Census: MINILS partners with NPC to enhance productivity
THE Michael Imoudu National Institute for Labour Studies, MINILS, Ilorin, in Kwara State, is partnering with the National Population Commission to enhance the excellent productivity of the planned National and Housing Census in the country.
Director General of the labour Institute,Comrade Issa Aremu said this at an interactive session with the leadership of the National Population Commission, NPC, held in the institute, yesterday. Comrade Aremu, while appreciating the leadership of the NPC for its firm commitment to the exercise, said the collaboration will lead to an increase in inputs into the production process.
Speaking on the importance of the census, he said: “When the British colonised Nigeria, they made it imperative to do the headcount so that they would know how many citizens the colonial government would have to take care of. The last census we had was in 2006. Just like NPC was given the mandate to conduct headcount so has Michael Imoudu the monopoly mandate to conduct worker education, and our institute was commissioned in 1983, forty years ago, by the late President Shehu Shagari. So we are marking the 40th anniversary of this great institute, this year, and we are privileged to have what I can call an anniversary sensitisation programme with NPC. We will like to partner with anything that can promote knowledge, literacy, and understanding, which is why we need a census.”
In his address, the National Chairman, National Population Commission, Alhaji Nasir Issa Kwarra, appealed to Nigerians “to join the Commission in the bid to give our dear country, reliable demographic data through the forthcoming 2023 census. This is because our population remains the greatest asset in national development, and it must be harnessed in order to make life worth living for our people.”

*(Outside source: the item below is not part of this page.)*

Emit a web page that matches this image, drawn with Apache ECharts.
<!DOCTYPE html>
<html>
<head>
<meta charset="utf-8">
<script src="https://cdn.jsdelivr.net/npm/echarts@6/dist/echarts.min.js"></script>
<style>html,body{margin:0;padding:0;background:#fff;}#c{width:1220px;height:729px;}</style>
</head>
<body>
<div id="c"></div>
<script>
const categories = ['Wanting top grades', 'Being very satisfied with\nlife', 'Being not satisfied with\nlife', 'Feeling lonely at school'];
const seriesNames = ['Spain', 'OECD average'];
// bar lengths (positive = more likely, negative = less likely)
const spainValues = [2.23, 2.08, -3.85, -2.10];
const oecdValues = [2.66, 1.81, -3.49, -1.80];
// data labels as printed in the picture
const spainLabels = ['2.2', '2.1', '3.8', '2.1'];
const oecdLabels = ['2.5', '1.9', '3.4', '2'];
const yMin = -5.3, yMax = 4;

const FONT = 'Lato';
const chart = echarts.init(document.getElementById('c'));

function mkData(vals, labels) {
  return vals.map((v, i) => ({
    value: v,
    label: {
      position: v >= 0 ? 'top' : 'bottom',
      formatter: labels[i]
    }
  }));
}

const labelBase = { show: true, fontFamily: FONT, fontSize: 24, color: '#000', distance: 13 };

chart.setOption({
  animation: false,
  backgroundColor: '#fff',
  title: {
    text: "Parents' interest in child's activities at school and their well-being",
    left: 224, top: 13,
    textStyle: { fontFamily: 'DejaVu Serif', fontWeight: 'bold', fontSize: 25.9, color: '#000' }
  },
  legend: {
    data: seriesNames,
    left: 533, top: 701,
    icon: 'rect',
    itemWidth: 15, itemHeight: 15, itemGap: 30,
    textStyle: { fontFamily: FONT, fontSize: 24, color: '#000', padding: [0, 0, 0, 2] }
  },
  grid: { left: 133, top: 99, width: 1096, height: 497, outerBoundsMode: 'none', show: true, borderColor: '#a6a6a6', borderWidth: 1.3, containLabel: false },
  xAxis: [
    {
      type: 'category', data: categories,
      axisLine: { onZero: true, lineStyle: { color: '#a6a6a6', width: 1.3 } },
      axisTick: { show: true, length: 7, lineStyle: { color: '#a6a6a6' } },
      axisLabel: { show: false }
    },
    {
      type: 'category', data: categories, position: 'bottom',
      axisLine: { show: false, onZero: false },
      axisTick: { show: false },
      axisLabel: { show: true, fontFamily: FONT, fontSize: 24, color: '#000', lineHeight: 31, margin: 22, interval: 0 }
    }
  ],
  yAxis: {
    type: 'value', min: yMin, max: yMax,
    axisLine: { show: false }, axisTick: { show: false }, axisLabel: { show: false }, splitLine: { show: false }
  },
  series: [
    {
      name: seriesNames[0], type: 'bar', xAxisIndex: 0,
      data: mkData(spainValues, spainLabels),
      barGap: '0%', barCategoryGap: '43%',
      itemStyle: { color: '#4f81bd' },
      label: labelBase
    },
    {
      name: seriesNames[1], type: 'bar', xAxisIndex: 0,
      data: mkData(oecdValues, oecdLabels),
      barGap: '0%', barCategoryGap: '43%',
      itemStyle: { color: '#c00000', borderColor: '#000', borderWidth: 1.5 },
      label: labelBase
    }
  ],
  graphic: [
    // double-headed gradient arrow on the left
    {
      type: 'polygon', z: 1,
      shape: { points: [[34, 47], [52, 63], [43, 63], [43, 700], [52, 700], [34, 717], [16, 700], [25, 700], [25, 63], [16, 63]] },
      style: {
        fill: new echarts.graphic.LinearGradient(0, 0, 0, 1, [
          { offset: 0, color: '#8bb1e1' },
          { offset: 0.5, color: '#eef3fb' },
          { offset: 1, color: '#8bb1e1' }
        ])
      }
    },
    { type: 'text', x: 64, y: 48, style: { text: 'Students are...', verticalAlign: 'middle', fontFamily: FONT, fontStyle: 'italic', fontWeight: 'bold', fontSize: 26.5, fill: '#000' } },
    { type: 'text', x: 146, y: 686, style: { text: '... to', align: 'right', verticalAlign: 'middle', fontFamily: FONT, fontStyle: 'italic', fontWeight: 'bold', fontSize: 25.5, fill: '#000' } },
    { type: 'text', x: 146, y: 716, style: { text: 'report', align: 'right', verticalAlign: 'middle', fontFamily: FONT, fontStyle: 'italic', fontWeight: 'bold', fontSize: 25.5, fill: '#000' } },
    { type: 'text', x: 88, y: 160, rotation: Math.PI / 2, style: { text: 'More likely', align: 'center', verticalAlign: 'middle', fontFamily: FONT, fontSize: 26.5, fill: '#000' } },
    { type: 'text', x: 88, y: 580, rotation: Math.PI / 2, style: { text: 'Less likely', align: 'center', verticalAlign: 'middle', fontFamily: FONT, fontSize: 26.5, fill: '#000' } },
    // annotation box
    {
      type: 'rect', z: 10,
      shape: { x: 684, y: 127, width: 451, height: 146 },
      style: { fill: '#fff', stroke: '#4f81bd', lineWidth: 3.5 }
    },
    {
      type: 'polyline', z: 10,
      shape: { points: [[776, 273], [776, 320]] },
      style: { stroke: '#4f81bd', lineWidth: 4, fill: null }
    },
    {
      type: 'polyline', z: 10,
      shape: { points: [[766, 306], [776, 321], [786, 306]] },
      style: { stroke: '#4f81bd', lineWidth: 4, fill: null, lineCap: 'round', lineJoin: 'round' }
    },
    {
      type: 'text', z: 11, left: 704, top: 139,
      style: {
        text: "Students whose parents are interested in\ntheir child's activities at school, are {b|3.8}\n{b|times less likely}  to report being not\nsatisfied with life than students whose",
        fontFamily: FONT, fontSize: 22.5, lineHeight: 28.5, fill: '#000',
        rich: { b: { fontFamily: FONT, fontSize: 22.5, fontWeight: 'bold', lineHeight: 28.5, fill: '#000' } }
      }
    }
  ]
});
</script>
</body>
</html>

While stressing that Nigeria was the seventh most populous nation on earth and will be the third most populous country after China and India in 2050, going by the current rate of growth, he said that relying on an estimate from a census conducted 16 years ago for a country that hosts a significant proportion of the world's population was counterproductive.

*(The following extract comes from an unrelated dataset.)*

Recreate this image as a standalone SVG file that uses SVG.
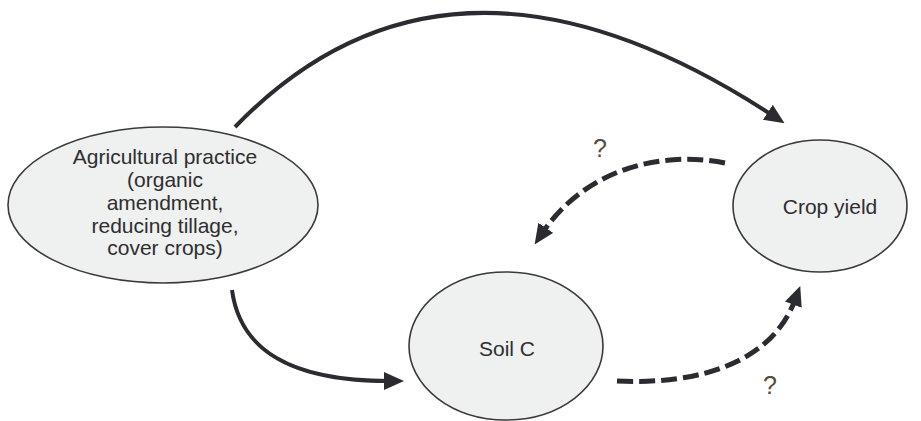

He said: “The country's inability to conduct a population census in the last 16 years has created an information vacuum as the data from the last census conducted in 2006 has been rendered less useful for planning purposes,” noting that the data that will be generated from the 2023 Census will greatly assist in local government governance and the socio-economic planning and development of the country at large.

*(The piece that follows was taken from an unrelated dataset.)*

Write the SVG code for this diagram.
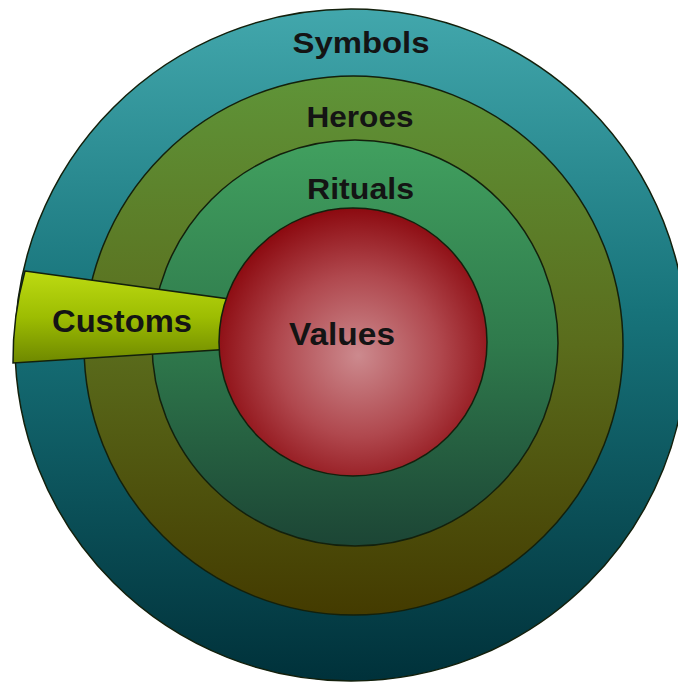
<svg xmlns="http://www.w3.org/2000/svg" width="678" height="686" viewBox="0 0 678 686">
  <defs>
    <linearGradient id="gOuter" x1="0" y1="0" x2="0" y2="1">
      <stop offset="0" stop-color="#42a7ac"/>
      <stop offset="0.45" stop-color="#17737a"/>
      <stop offset="1" stop-color="#00313a"/>
    </linearGradient>
    <linearGradient id="gHeroes" x1="0" y1="0" x2="0" y2="1">
      <stop offset="0" stop-color="#5f9438"/>
      <stop offset="0.5" stop-color="#5a6c1c"/>
      <stop offset="1" stop-color="#443b00"/>
    </linearGradient>
    <linearGradient id="gRituals" x1="0" y1="0" x2="0" y2="1">
      <stop offset="0" stop-color="#41a05f"/>
      <stop offset="0.5" stop-color="#2f7a4c"/>
      <stop offset="1" stop-color="#1c4535"/>
    </linearGradient>
    <linearGradient id="gCustoms" x1="0" y1="0" x2="0" y2="1">
      <stop offset="0" stop-color="#bddb12"/>
      <stop offset="0.5" stop-color="#9dbd02"/>
      <stop offset="1" stop-color="#6e8800"/>
    </linearGradient>
    <radialGradient id="gValues" cx="0.52" cy="0.55" r="0.55">
      <stop offset="0" stop-color="#cc8a8e"/>
      <stop offset="0.55" stop-color="#b0484e"/>
      <stop offset="1" stop-color="#8c0a10"/>
    </radialGradient>
  </defs>
  <style>
    .ring { stroke: #13200c; stroke-width: 1.5; }
    .lbl { font-family: "Liberation Sans", Arial, sans-serif; font-weight: bold; fill: #141414; text-anchor: middle; }
  </style>
  <rect width="678" height="686" fill="#ffffff"/>
  <g id="symbols">
    <circle class="ring" cx="351" cy="345" r="336" fill="url(#gOuter)"/>
    <text class="lbl" x="361" y="53" font-size="29" textLength="137" lengthAdjust="spacingAndGlyphs">Symbols</text>
  </g>
  <g id="heroes">
    <circle class="ring" cx="353.5" cy="345.5" r="269.5" fill="url(#gHeroes)"/>
    <text class="lbl" x="360" y="127" font-size="29" textLength="107" lengthAdjust="spacingAndGlyphs">Heroes</text>
  </g>
  <g id="rituals">
    <circle class="ring" cx="355" cy="343" r="203" fill="url(#gRituals)"/>
    <text class="lbl" x="360.5" y="199" font-size="30" textLength="107" lengthAdjust="spacingAndGlyphs">Rituals</text>
  </g>
  <g id="customs">
    <path class="ring" d="M 25 271 L 240 300.5 L 240 348.5 L 13 363 A 336 336 0 0 1 25 271 Z" fill="url(#gCustoms)"/>
    <text class="lbl" x="122" y="332" font-size="32" textLength="140" lengthAdjust="spacingAndGlyphs">Customs</text>
  </g>
  <g id="values">
    <circle class="ring" cx="353" cy="342" r="134" fill="url(#gValues)"/>
    <text class="lbl" x="342" y="345" font-size="32" textLength="106" lengthAdjust="spacingAndGlyphs">Values</text>
  </g>
</svg>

“I want to also use this opportunity to assure Nigerians, especially organised labour, that the Commission is irrevocably committed to positively rewriting the history of censuses in Nigeria and delivering to this great nation an accurate, reliable, and acceptable census that will be purposefully relevant in the drive towards sustainable national development.”
The Commission is confident that the prospect for an accurate and reliable census appears brighter than ever,” he said.